Recently, more Australians opt for meat-free diets while some are cutting out animal products altogether and going solely on vegan. But is this safe for pregnant women and babies? It is possible to meet the specific nutrient requirements of pregnancy, breastfeeding and infancy while following a vegan diet, but there is a catch or rule for that: it must be well-planned.

Currently, researchers have developed some criteria to guide vegan food choices during the crucial life stages of pregnancy, lactation, infancy and early childhood. These useful criteria will help form the nutritional foundation of a healthy vegan diet.
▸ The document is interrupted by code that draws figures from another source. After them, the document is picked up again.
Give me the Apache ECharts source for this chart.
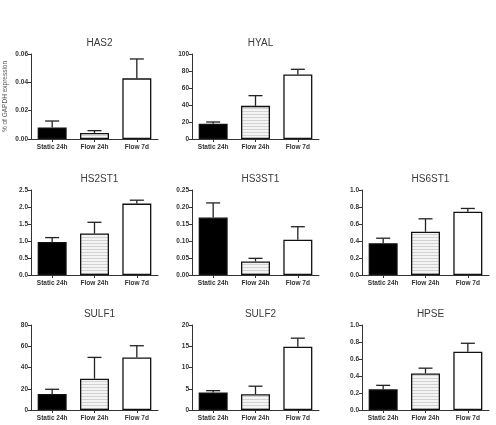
<!DOCTYPE html>
<html>
<head>
<meta charset="utf-8">
<script src="https://cdn.jsdelivr.net/npm/echarts@6/dist/echarts.min.js"></script>
<style>
  html, body { margin: 0; padding: 0; background: #fff; }
  #chart { width: 496px; height: 425px; }
</style>
</head>
<body>
<div id="chart"></div>
<script>
const categories = ['Static 24h', 'Flow 24h', 'Flow 7d']
const genes = ['HAS2', 'HYAL', 'HS2ST1', 'HS3ST1', 'HS6ST1', 'SULF1', 'SULF2', 'HPSE']

// mean values per gene
const has2 = [0.0082, 0.0042, 0.0428]
const hyal = [18, 39, 76]
const hs2st1 = [0.97, 1.22, 2.1]
const hs3st1 = [0.169, 0.04, 0.104]
const hs6st1 = [0.374, 0.508, 0.744]
const sulf1 = [15, 29.5, 49.5]
const sulf2 = [4.1, 3.7, 14.9]
const hpse = [0.243, 0.43, 0.685]

// upper error (SEM) per gene
const has2Err = [0.0045, 0.0017, 0.0137]
const hyalErr = [2, 12, 6]
const hs2st1Err = [0.13, 0.33, 0.1]
const hs3st1Err = [0.043, 0.009, 0.038]
const hs6st1Err = [0.059, 0.153, 0.039]
const sulf1Err = [4.5, 20, 11]
const sulf2Err = [0.45, 1.9, 2.0]
const hpseErr = [0.047, 0.062, 0.1]

// axis ticks
const yMax = [0.06, 100, 2.5, 0.25, 1.0, 80, 20, 1.0]
const yStep = [0.02, 20, 0.5, 0.05, 0.2, 20, 5, 0.2]
const yDecimals = [2, 0, 1, 2, 1, 0, 0, 1]

const means = [has2, hyal, hs2st1, hs3st1, hs6st1, sulf1, sulf2, hpse]
const errs = [has2Err, hyalErr, hs2st1Err, hs3st1Err, hs6st1Err, sulf1Err, sulf2Err, hpseErr]

// panel positions (col, row) - top row only has two panels
const panelPos = [[0, 0], [1, 0], [0, 1], [1, 1], [2, 1], [0, 2], [1, 2], [2, 2]]
const colLeft = [31, 192, 362]
const rowTop = [54, 190, 325]
const gridW = 127
const gridH = 85

// horizontal stripe fill for Flow 24h
const stripe = document.createElement('canvas')
stripe.width = 4
stripe.height = 3
const sctx = stripe.getContext('2d')
sctx.fillStyle = '#f4f4f4'
sctx.fillRect(0, 0, 4, 3)
sctx.fillStyle = '#d2d2d2'
sctx.fillRect(0, 0, 4, 1)

const fills = ['#000', { image: stripe, repeat: 'repeat' }, '#fff']
const fontFamily = 'Liberation Sans, Arial, sans-serif'

const grid = []
const xAxis = []
const yAxis = []
const title = []
const series = []

genes.forEach((gene, i) => {
  const [c, r] = panelPos[i]
  grid.push({ left: colLeft[c], top: rowTop[r], width: gridW, height: gridH })
  title.push({
    text: gene,
    left: colLeft[c] + gridW / 2,
    top: rowTop[r] - 21,
    textAlign: 'center',
    textStyle: { fontSize: 10, fontWeight: 'normal', color: '#3a3a3a', fontFamily }
  })
  xAxis.push({
    type: 'category',
    gridIndex: i,
    data: categories,
    axisLine: { lineStyle: { color: '#333', width: 1 } },
    axisTick: { show: true, alignWithLabel: true, length: 3, lineStyle: { color: '#333' } },
    axisLabel: { fontSize: 6.5, fontWeight: 'bold', color: '#333', margin: 5, fontFamily }
  })
  const dec = yDecimals[i]
  yAxis.push({
    type: 'value',
    gridIndex: i,
    min: 0,
    max: yMax[i],
    interval: yStep[i],
    name: i === 0 ? '% of GAPDH expression' : '',
    nameLocation: 'middle',
    nameGap: 22,
    nameTextStyle: { fontSize: 6.5, color: '#555', fontFamily },
    splitLine: { show: false },
    axisLine: { show: true, lineStyle: { color: '#333', width: 1 } },
    axisTick: { show: true, length: 3, lineStyle: { color: '#333' } },
    axisLabel: {
      fontSize: 6.5,
      fontWeight: 'bold',
      color: '#333',
      margin: 3,
      fontFamily,
      formatter: (v) => v.toFixed(dec)
    }
  })
  series.push({
    type: 'bar',
    xAxisIndex: i,
    yAxisIndex: i,
    barWidth: 29,
    data: means[i].map((v, k) => ({
      value: v,
      itemStyle: { color: fills[k], borderColor: '#111', borderWidth: 1.3 }
    }))
  })
  series.push({
    type: 'custom',
    xAxisIndex: i,
    yAxisIndex: i,
    z: 3,
    data: means[i].map((v, k) => [k, v, v + errs[i][k]]),
    renderItem(params, api) {
      const base = api.coord([api.value(0), api.value(1)])
      const top = api.coord([api.value(0), api.value(2)])
      const style = { stroke: '#222', lineWidth: 1.3 }
      return {
        type: 'group',
        children: [
          { type: 'line', shape: { x1: base[0], y1: base[1], x2: top[0], y2: top[1] }, style },
          { type: 'line', shape: { x1: top[0] - 7, y1: top[1], x2: top[0] + 7, y2: top[1] }, style }
        ]
      }
    }
  })
})

const chart = echarts.init(document.getElementById('chart'))
chart.setOption({
  animation: false,
  backgroundColor: '#fff',
  title,
  grid,
  xAxis,
  yAxis,
  series
})
</script>
</body>
</html>
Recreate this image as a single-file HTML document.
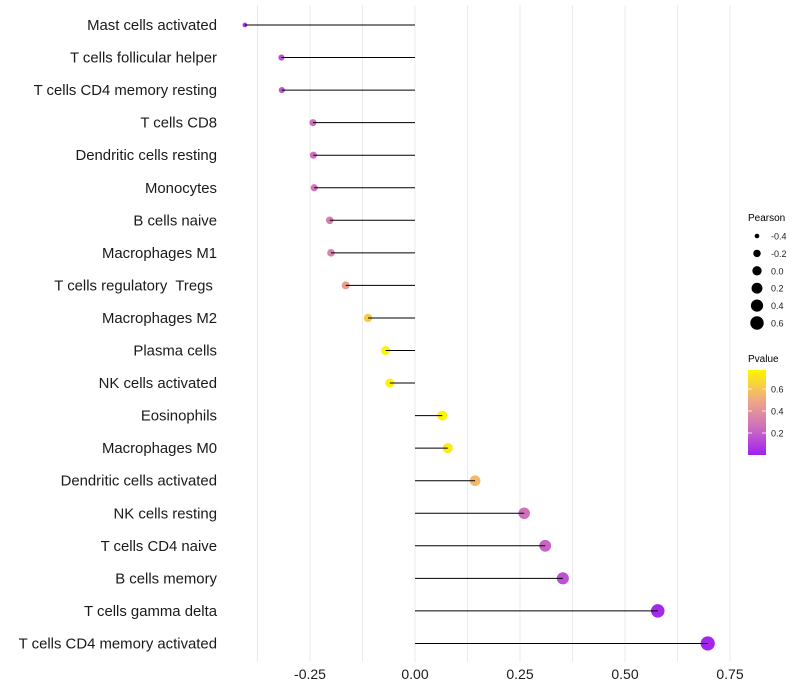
<!DOCTYPE html>
<html><head><meta charset="utf-8">
<style>
body{margin:0;background:#fff;}
svg{display:block;font-family:"Liberation Sans",sans-serif;}
text{white-space:pre;}
</style></head>
<body>
<svg id="chart" width="800" height="700">
<defs>
<linearGradient id="pgrad" x1="0" y1="1" x2="0" y2="0">
<stop offset="0" stop-color="#a020f0"/>
<stop offset="0.32" stop-color="#cd6ebe"/>
<stop offset="0.65" stop-color="#f0aa82"/>
<stop offset="1" stop-color="#fff500"/>
</linearGradient>
</defs>
<g id="grid"></g>
<g id="dots"></g>
<g id="marks"></g>
<g id="axes"></g>
<g id="sizeleg">
<text x="748" y="221" font-size="10">Pearson</text>
</g>
<g>
<text x="748" y="362" font-size="10">Pvalue</text>
<rect x="748" y="370" width="18" height="85" fill="url(#pgrad)"/>
<g id="cticks"></g>
</g>
</svg>
<script>
const categories=["Mast cells activated","T cells follicular helper","T cells CD4 memory resting","T cells CD8","Dendritic cells resting","Monocytes","B cells naive","Macrophages M1","T cells regulatory  Tregs ","Macrophages M2","Plasma cells","NK cells activated","Eosinophils","Macrophages M0","Dendritic cells activated","NK cells resting","T cells CD4 naive","B cells memory","T cells gamma delta","T cells CD4 memory activated"];
const pearson=[-0.405,-0.318,-0.317,-0.243,-0.242,-0.240,-0.203,-0.200,-0.165,-0.112,-0.070,-0.060,0.065,0.078,0.143,0.260,0.310,0.352,0.578,0.697];
const pvalue=[0.05,0.15,0.16,0.25,0.26,0.27,0.32,0.33,0.45,0.62,0.76,0.76,0.76,0.73,0.55,0.26,0.22,0.16,0.03,0.02];
const xTicks=[-0.25,0,0.25,0.5,0.75];
const xTickLabels=["-0.25","0.00","0.25","0.50","0.75"];
const sizeLegendVals=[-0.4,-0.2,0.0,0.2,0.4,0.6];
const colorLegendVals=[0.2,0.4,0.6];

const NS="http://www.w3.org/2000/svg";
const x=v=>415+v*420;
const y=i=>25+i*32.55;
const r=v=>6.6*Math.sqrt(Math.max(0.01,(v+0.5)/1.2));
const cStops=[[0,[160,32,240]],[0.25,[205,110,190]],[0.5,[240,170,130]],[0.77,[255,245,0]]];
function col(p){
  for(let k=0;k<cStops.length-1;k++){
    const [a,ca]=cStops[k],[b,cb]=cStops[k+1];
    if(p<=b||k===cStops.length-2){const t=Math.max(0,Math.min(1,(p-a)/(b-a)));
      return "rgb("+ca.map((c,j)=>Math.round(c+(cb[j]-c)*t)).join(",")+")";}
  }
}
function mk(tag,attrs,parent){const e=document.createElementNS(NS,tag);for(const k in attrs)e.setAttribute(k,attrs[k]);parent.appendChild(e);return e;}
const grid=document.getElementById('grid'),marks=document.getElementById('marks'),dots=document.getElementById('dots'),axes=document.getElementById('axes');
for(let v=-0.375;v<=0.76;v+=0.125){
  const g=mk('line',{x1:x(v),x2:x(v),y1:5,y2:662,stroke:'#ebebeb','stroke-width':1},grid);
  
  
}
categories.forEach((c,i)=>{
  const t=mk('text',{x:217,y:y(i)+5,'font-size':14.9,'text-anchor':'end',fill:'#1a1a1a'},axes);
  t.textContent=c;
  
  
  const d=mk('circle',{cx:x(pearson[i]),cy:y(i),r:r(pearson[i]),fill:col(pvalue[i]),stroke:col(pvalue[i]),'stroke-width':1},dots);
  
  
  const l=mk('line',{x1:x(0),x2:x(pearson[i]),y1:y(i),y2:y(i),stroke:'#000','stroke-width':1},marks);
  
  
});
xTicks.forEach((v,i)=>{
  const t=mk('text',{x:x(v),y:679,'font-size':14,'text-anchor':'middle',fill:'#1a1a1a'},axes);
  t.textContent=xTickLabels[i];
  
  
});
const sl=document.getElementById('sizeleg');
sizeLegendVals.forEach((v,i)=>{
  const cy=236+i*17.4;
  const c=mk('circle',{cx:757,cy:cy,r:r(v)+0.4,fill:'#000'},sl);
  
  
  const t=mk('text',{x:771,y:cy+3.5,'font-size':9,fill:'#1a1a1a'},sl);
  t.textContent=v.toFixed(1);
  
  
});
const ct=document.getElementById('cticks');
colorLegendVals.forEach(v=>{
  const cy=455-v*110;
  mk('line',{x1:748,x2:752,y1:cy,y2:cy,stroke:'#fff','stroke-width':0.8},ct);
  mk('line',{x1:762,x2:766,y1:cy,y2:cy,stroke:'#fff','stroke-width':0.8},ct);
  const t=mk('text',{x:771,y:cy+3.5,'font-size':9,fill:'#1a1a1a'},ct);
  t.textContent=v.toFixed(1);
  
  
});
</script>
</body></html>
  1. You MUST meet the total kilojoule needs by eating large amounts and a wide variety of plant foods. The plant food groups include grains, legumes, nuts and seeds, vegetables and fruit, with an emphasis on whole foods and those that are minimally processed. Also, take care to ensure your fibre intake is not excessive during pregnancy, infancy and early childhood. Too much fibre means you will fill up before you have eaten enough food to meet all your nutrient needs.
  2. Ensure to choose your vegetable fat sources and quantities carefully. Many high-fibre vegan foods are low in kilojoules and need a lot of chewing. By including higher-fat choices you can boost the number of kilojoules in each meal or snack so infants get enough kilojoules to grow properly. To ensure the omega-3 fats are well metabolised, consume plenty of food that are rich in omega-3 fats, such as ground chia seeds, flaxseed oil and walnuts as well as fat sources like olive oil. Avoid foods rich in omega-6 fats, such as sunflower and safflower margarine and oil, and tropical fats including coconut and palm oils, as they can compete with the omega-3 fats to be metabolised. You can give omega-3s a competitive advantage by reducing the other fat types.
  3. Ensure you are getting enough calcium and vitamin D. For you to achieve this, you need to consume plant foods rich in calcium, including calcium-fortified soy and nut beverages, some breakfast cereals, tofu, nuts and seeds. However, vitamin D status depends on sun exposure and supplements rather than diet.
  4. Take vitamin B12 supplements or use foods fortified with vitamin B12. Vitamin B12 is needed to make red blood cells, to make myelin which insulates nerves, for some neurotransmitters that help the brain function, and to make DNA too. Such fortified foods include some dairy-free soy and nut milks.